Nazareth and Jones report, “‘It’s hard bargaining for Greece,’ said Alan Gayle, a senior strategist at RidgeWorth Capital Management in Richmond, Virginia, which oversees about $47 billion. ‘The risk of a recession is still out there. Apple might be a victim of its own success because it’s risen so much. There’s nothing wrong with the company. Yet with its huge market cap, as Apple goes, so goes the broader market.’ … Apple, the most valuable company, slumped 3.1 percent to $540.65. The shares entered a bear market yesterday, after falling more than 20 percent from its recent high… Equities tumbled yesterday as investors’ focus turned to the budget debate and Europe’s debt crisis following President Barack Obama’s re-election.”

Read more in the full article here.

Related article:
Apple shares hit new all-time intraday and closing highs – September 19, 2012


  1. i heard that qualcomm reported earnings last night and said that the north american market has stopped growing and that all the growth is coming from asia/latin america. places where apple is weak

  2. I don’t have to hope he fails, I know he will.

    On the bright side, I just ordered a 2013 G63 AMG SUV (MPG: 12 city / 15 hwy – doing my part to keep mother earth warm) in Indium Silver Metallic and, oh yeah, it’ll be a write-off, too, thanks!

    1. You “know”, huh? Well, you’ve got such a good track record…

      17 October 2012: “This race is over. What I’ve cited above is the tip of the iceberg. As I’ve been saying for months now: President Romney and Vice President Ryan. Get used to it.”

  3. Dow Jones at 1/20/09 – 7949.09

    Dow Jones at 11/5/12 – 12811.32

    The xenophobic, racist dumb shits on this site are beyond belief. The DJIA under Obama is one of the greatest increases in US history. And by the way, there was absolutely no-none-nada job increases under Bush.

      1. How disingenuous! You have totally missed the point of this thread and several others on MDN in the last two days. Obama, by his very existence and reelection, has been blamed on here the last couple of days for the fall of the DJIA on Wednesday and Thursday.

        If you aren’t being disingenuous, then clearly you haven’t been paying attention to this site. Also there have been several articles on Huffington Post and and MDN Money referring to the same bogus references to Obama being the cause of the drop and explaining how wrong this belief is.
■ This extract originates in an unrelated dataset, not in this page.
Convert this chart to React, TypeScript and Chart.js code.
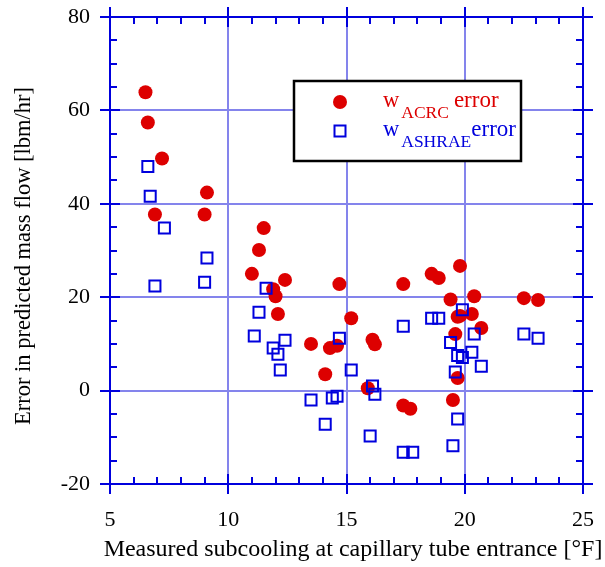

        Whether this President actually has anything to do with, or control over, increases or decreases, of the Dow lately or in the last 3.5+ years is besides the point. The PERCEPTION here is that he has negatively impacted the Dow. Under Obama the Dow has soared. Whether Obama caused it is beside the point. The point is, he hasn’t caused it to fall. That is where you missed the point of my initial comments.

        That anyone believes the mere fact that his reelection caused the market to drop, and by inference, a Democratic President in general or particularly this one in particular , is the “cause” of the last two days’ drop, is total crap.